Date: May 12, 2014
Press Release Number: 100-2014
Program means investment in future of maritime issues by helping students
The Port Authority announced today that it will join with regional maritime educational institutions to celebrate the May 12 launch of "Two States, One Port,' a campaign to promote the study of harbor and port issues for regional maritime students while also providing financing for studies aboard the 121-year-old Lettie G. Howard fishing vessel.
The Urban Assembly New York Harbor School, New York Harbor Foundation and South Street Seaport Museum took part in an event today at Pier 25 in Lower Manhattan to highlight the work of high school students on the Lettie and provide guests with vessel tours.
The Port Authority, which operates the region's vast port network in New York and New Jersey, awarded $50,000 to the New York Harbor Foundation to help fund the return of Lettie G. Howard to the harbor as a hands-on educational institution for maritime students.
"The future and resiliency of our port operations depend on the expertise of our next generation of maritime managers and leaders,' said Port Authority Executive Director Pat Foye. "That's why we've chosen to support this worthwhile program for students so they can serve as future ambassadors for the East Coast's busiest port."
Harbor School opened in September 2003 as New York City's only maritime high school and seeks to graduate students equipped with the skills and experience to become tomorrow's port industry managers. The school's students cultivated skills in managing the Lettie, as they seek to restore the vessel as an integral curriculum component.
Students played a major role in the restorations to the Lettie that took place in 2013, including repainting cabins, re-rigging the masts following a critical professional overhaul of the ship's main mast and keelson -- a below-water beam that fastens to the keel for added strength and rigidity.
"New York Harbor Foundation is proud to lead the re-launch of Lettie G. Howard, an 1893 fishing schooner owned and operated by the South Street Seaport Museum," said Murray Fisher, president of the foundation, which supports regional harbor programs. "With the support of the Port Authority of New York and New Jersey, Lettie will be a powerful symbol promoting New York Harbor's role as a working port, productive estuary and recreational destination for the entire metropolitan area."
"Lettie G. Howard is a very special historic vessel with a very important role to play in the lives of these young people. There are lessons learned aboard a sail training vessel that are not easily learned anywhere else: unique teamwork and leadership lessons. It's a good program for the students, a good one for the vessel, and exemplifies the very best in maritime education, a critical theme for the Seaport Museum," said South Street Seaport Museum Interim President Captain Jonathan Boulware.
Purchased by the South Street Seaport Museum in 1968, Lettie -- a 125-foot-long Gloucester fishing schooner -- was designated a national historic landmark in 1989 and served as the sail-training vessel of Harbor School, traveling throughout the Port of New York and New Jersey and along the East Coast from 2003 to 2010.
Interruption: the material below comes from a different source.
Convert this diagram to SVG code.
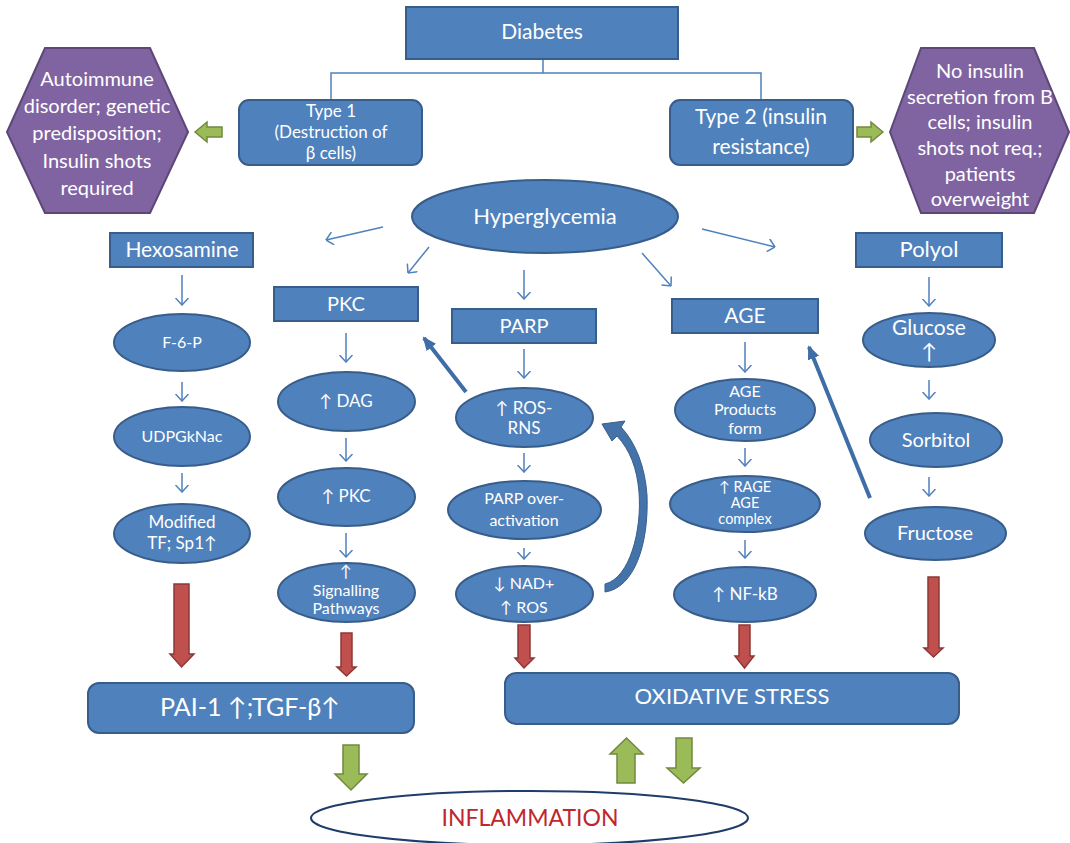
<svg xmlns="http://www.w3.org/2000/svg" width="1070" height="843" viewBox="0 0 1070 843">
<style>
.box{fill:#4F81BD;stroke:#385D8A;stroke-width:2}
.hex{fill:#8064A2;stroke:#5C4776;stroke-width:2}
.t{font-family:Lato,"Liberation Sans",sans-serif;fill:#FFFFFF;text-anchor:middle}
.thin{fill:none;stroke:#4F81BD;stroke-width:1.5}
.thick{fill:none;stroke:#3F6DA8;stroke-width:4}
.red{fill:#C0504D;stroke:#8C3836;stroke-width:1.5}
.green{fill:#9BBB59;stroke:#71893F;stroke-width:1.5}
</style>
<defs>
<marker id="open" viewBox="0 0 8 14" refX="7.5" refY="7" markerWidth="8" markerHeight="14" orient="auto" markerUnits="userSpaceOnUse">
<path d="M0.5,0.5 L7.5,7 L0.5,13.5" fill="none" stroke="#4F81BD" stroke-width="1.5"/>
</marker>
<marker id="solid" viewBox="0 0 14 12" refX="12" refY="6" markerWidth="14" markerHeight="12" orient="auto" markerUnits="userSpaceOnUse">
<path d="M0,0 L14,6 L0,12 Z" fill="#3F6DA8"/>
</marker>
</defs>
<rect width="1070" height="843" fill="#FFFFFF"/>

<g id="connectors">
<path class="thin" d="M543,59 V73 M331,100 V73 H761 V100" stroke-width="2"/>
<line class="thin" x1="383" y1="227" x2="326" y2="240" marker-end="url(#open)"/>
<line class="thin" x1="429" y1="247" x2="408" y2="273" marker-end="url(#open)"/>
<line class="thin" x1="524" y1="270" x2="524" y2="299" marker-end="url(#open)"/>
<line class="thin" x1="642" y1="253" x2="671" y2="286" marker-end="url(#open)"/>
<line class="thin" x1="702" y1="229" x2="775" y2="247" marker-end="url(#open)"/>
<line class="thin" x1="182" y1="275" x2="182" y2="305" marker-end="url(#open)"/>
<line class="thin" x1="182" y1="382" x2="182" y2="401" marker-end="url(#open)"/>
<line class="thin" x1="182" y1="473" x2="182" y2="492" marker-end="url(#open)"/>
<line class="thin" x1="346" y1="333" x2="346" y2="362" marker-end="url(#open)"/>
<line class="thin" x1="346" y1="438" x2="346" y2="461" marker-end="url(#open)"/>
<line class="thin" x1="346" y1="533" x2="346" y2="557" marker-end="url(#open)"/>
<line class="thin" x1="524" y1="349" x2="524" y2="378" marker-end="url(#open)"/>
<line class="thin" x1="524" y1="453" x2="524" y2="472" marker-end="url(#open)"/>
<line class="thin" x1="524" y1="548" x2="524" y2="559" marker-end="url(#open)"/>
<line class="thin" x1="745" y1="342" x2="745" y2="372" marker-end="url(#open)"/>
<line class="thin" x1="745" y1="448" x2="745" y2="466" marker-end="url(#open)"/>
<line class="thin" x1="745" y1="540" x2="745" y2="558" marker-end="url(#open)"/>
<line class="thin" x1="929" y1="277" x2="929" y2="306" marker-end="url(#open)"/>
<line class="thin" x1="929" y1="380" x2="929" y2="399" marker-end="url(#open)"/>
<line class="thin" x1="929" y1="477" x2="929" y2="496" marker-end="url(#open)"/>
<line class="thick" x1="466" y1="392" x2="424" y2="338" marker-end="url(#solid)"/>
<line class="thick" x1="870" y1="498" x2="809" y2="347" marker-end="url(#solid)"/>
<path d="M605,584 C630,578 642,530 639,492 C637,468 630,450 617,436 L612,441 L602,424 L625,421 L621,427 C636,443 645,467 647,495 C649,545 634,588 605,592 Z" fill="#4473AA" stroke="#385D8A" stroke-width="1"/>
<polygon class="red" points="174,584 189,584 189,654 194,654 181.5,667 170,654 174,654"/>
<polygon class="red" points="341,633 352,633 352,667 356,667 346.5,676 337,667 341,667"/>
<polygon class="red" points="518,625 530,625 530,658 534,658 524,668 515,658 518,658"/>
<polygon class="red" points="739,625 750,625 750,656 754,656 744.5,668 735,656 739,656"/>
<polygon class="red" points="928,577 939,577 939,648 943,648 933.5,657 924,648 928,648"/>
<polygon class="green" points="195,132 207,122 207,127 222,127 222,137 207,137 207,142"/>
<polygon class="green" points="883,132 871,122 871,127 857,127 857,137 871,137 871,142"/>
<polygon class="green" points="343,745 359,745 359,774 367,774 351,790 335,774 343,774"/>
<polygon class="green" points="626.5,738 643,754 635,754 635,783 617,783 617,754 610,754"/>
<polygon class="green" points="676,738 692,738 692,768 700,768 683.5,783 667,768 676,768"/>
</g>

<g id="diabetes"><rect class="box" x="406" y="7" width="272" height="52"/><text class="t" x="542" y="39" font-size="21">Diabetes</text></g>
<g id="type1"><rect class="box" x="239" y="100" width="183" height="65" rx="10"/><text class="t" font-size="17"><tspan x="331" y="117">Type 1</tspan><tspan x="331" y="138">(Destruction of</tspan><tspan x="331" y="159">β cells)</tspan></text></g>
<g id="type2"><rect class="box" x="670" y="100" width="183" height="65" rx="10"/><text class="t" font-size="21"><tspan x="761" y="124">Type 2 (insulin</tspan><tspan x="761" y="154">resistance)</tspan></text></g>
<g id="type1-info"><polygon class="hex" points="7,132 45,48 150,48 188,132 150,213 45,213"/><text class="t" font-size="20"><tspan x="97" y="86">Autoimmune</tspan><tspan x="97" y="113">disorder; genetic</tspan><tspan x="97" y="140">predisposition;</tspan><tspan x="97" y="168">Insulin shots</tspan><tspan x="97" y="195">required</tspan></text></g>
<g id="type2-info"><polygon class="hex" points="890,132 921,48 1034,48 1069,132 1034,213 921,213"/><text class="t" font-size="20"><tspan x="980" y="78">No insulin</tspan><tspan x="980" y="104">secretion from B</tspan><tspan x="980" y="129">cells; insulin</tspan><tspan x="980" y="155">shots not req.;</tspan><tspan x="980" y="181">patients</tspan><tspan x="980" y="206">overweight</tspan></text></g>
<g id="hyperglycemia"><ellipse class="box" cx="545" cy="216.5" rx="133" ry="36.5"/><text class="t" x="545" y="224" font-size="22">Hyperglycemia</text></g>

<g id="hexosamine"><rect class="box" x="110" y="233" width="143" height="34"/><text class="t" x="182" y="257" font-size="21">Hexosamine</text></g>
<g id="f6p"><ellipse class="box" cx="182" cy="342.5" rx="68" ry="28.5"/><text class="t" x="182" y="348" font-size="16">F-6-P</text></g>
<g id="udpgknac"><ellipse class="box" cx="182" cy="436.5" rx="68" ry="29.5"/><text class="t" x="182" y="442" font-size="16">UDPGkNac</text></g>
<g id="modified-tf"><ellipse class="box" cx="182" cy="533.5" rx="68" ry="29.5"/><text class="t" font-size="17"><tspan x="182" y="528">Modified</tspan><tspan x="182" y="549">TF; Sp1↑</tspan></text></g>

<g id="pkc"><rect class="box" x="274" y="287" width="144" height="34"/><text class="t" x="346" y="311" font-size="20">PKC</text></g>
<g id="dag"><ellipse class="box" cx="346.5" cy="401.5" rx="68.5" ry="29.5"/><text class="t" x="346" y="407" font-size="17">↑ DAG</text></g>
<g id="pkc-up"><ellipse class="box" cx="346.5" cy="497" rx="68.5" ry="29"/><text class="t" x="346" y="502" font-size="17">↑ PKC</text></g>
<g id="signalling"><ellipse class="box" cx="346.5" cy="592.5" rx="68.5" ry="29.5"/><text class="t" font-size="16"><tspan x="346" y="577">↑</tspan><tspan x="346" y="596">Signalling</tspan><tspan x="346" y="614">Pathways</tspan></text></g>

<g id="parp"><rect class="box" x="452" y="309" width="144" height="34"/><text class="t" x="524" y="333" font-size="20">PARP</text></g>
<g id="ros-rns"><ellipse class="box" cx="524.5" cy="417.5" rx="68.5" ry="29.5"/><text class="t" font-size="17"><tspan x="524" y="414">↑ ROS-</tspan><tspan x="524" y="434">RNS</tspan></text></g>
<g id="parp-over"><ellipse class="box" cx="524.5" cy="510" rx="76.5" ry="29"/><text class="t" font-size="16"><tspan x="524" y="504">PARP over-</tspan><tspan x="524" y="526">activation</tspan></text></g>
<g id="nad"><ellipse class="box" cx="524.5" cy="594" rx="68.5" ry="28"/><text class="t" font-size="16"><tspan x="524" y="589">↓ NAD+</tspan><tspan x="524" y="613">↑ ROS</tspan></text></g>

<g id="age"><rect class="box" x="672" y="299" width="146" height="34"/><text class="t" x="745" y="323" font-size="21">AGE</text></g>
<g id="age-products"><ellipse class="box" cx="745" cy="410" rx="70" ry="31"/><text class="t" font-size="16"><tspan x="745" y="397">AGE</tspan><tspan x="745" y="415">Products</tspan><tspan x="745" y="434">form</tspan></text></g>
<g id="rage"><ellipse class="box" cx="745" cy="504" rx="75" ry="28"/><text class="t" font-size="14.5"><tspan x="745" y="492">↑ RAGE</tspan><tspan x="745" y="508">AGE</tspan><tspan x="745" y="524">complex</tspan></text></g>
<g id="nfkb"><ellipse class="box" cx="745" cy="594.5" rx="71" ry="27.5"/><text class="t" x="745" y="600" font-size="17">↑ NF-kB</text></g>

<g id="polyol"><rect class="box" x="856" y="233" width="146" height="34"/><text class="t" x="929" y="257" font-size="22">Polyol</text></g>
<g id="glucose"><ellipse class="box" cx="929" cy="340" rx="66" ry="27"/><text class="t" font-size="21"><tspan x="929" y="335">Glucose</tspan><tspan x="929" y="359">↑</tspan></text></g>
<g id="sorbitol"><ellipse class="box" cx="936" cy="440" rx="66" ry="27"/><text class="t" x="936" y="447" font-size="20">Sorbitol</text></g>
<g id="fructose"><ellipse class="box" cx="935.5" cy="533.5" rx="70.5" ry="26.5"/><text class="t" x="935" y="540" font-size="20">Fructose</text></g>

<g id="pai-tgf"><rect class="box" x="88" y="683" width="326" height="50" rx="11"/><text class="t" x="250" y="716" font-size="25">PAI-1 ↑;TGF-β↑</text></g>
<g id="oxidative-stress"><rect class="box" x="505" y="673" width="454" height="51" rx="11"/><text class="t" x="732" y="704" font-size="22">OXIDATIVE STRESS</text></g>
<g id="inflammation"><ellipse cx="529.5" cy="818" rx="218.5" ry="27" fill="#FFFFFF" stroke="#1F3D6A" stroke-width="2"/><text class="t" x="530" y="826" font-size="23" style="fill:#C0262D">INFLAMMATION</text></g>
</svg>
The Port Authority of New York and New Jersey
Founded in 1921, the Port Authority of New York and New Jersey builds, operates, and maintains many of the most important transportation and trade infrastructure assets in the country. The agency's network of aviation, ground, rail, and seaport facilities is among the busiest in the country, supports more than 550,000 regional jobs, and generates more than $23 billion in annual wages and $80 billion in annual economic activity. The Port Authority also owns and manages the 16-acre World Trade Center site, where construction crews are building the iconic One World Trade Center, which is now the tallest skyscraper in the Western Hemisphere. The Port Authority receives no tax revenue from either the State of New York or New Jersey or from the City of New York. The agency raises the necessary funds for the improvement, construction or acquisition of its facilities primarily on its own credit. For more information, please visit http://www.panynj.gov.
The Urban Assembly New York Harbor School is a public high school located on Governors Island, serving 430 students from all five boroughs of New York City. Harbor School offers a college-preparatory education built upon the city's maritime experience that instills in students the ethic of environmental stewardship and the skills associated with careers on the water. In addition to studying core academic content areas, students train in one of six career and technical education programs: Aquaculture, Marine Biology Research, Marine Systems Technology, Ocean Engineering, Professional Scuba Diving, and Vessel Operations.
The New York Harbor Foundation is a 501(c)(3) not-for-profit organization that prepares New York City students for careers in marine science and technology through the restoration of New York Harbor. Specifically, the Harbor Foundation funds and manages mission-critical programs for Harbor School students to prepare them for success in college and careers through the restoration of their local marine environment. Through these efforts we cultivate and extend the ethic of maritime stewardship embodied in the Harbor School to the wider community.
South Street Seaport Museum is a non-profit cultural institution preserving and promoting the historic district of South Street Seaport in New York City. Founded on May 22, 1967, the South Street Seaport Museum (SSSM) is dedicated to telling the vital story of the foundation of New York and its link to its great natural harbor.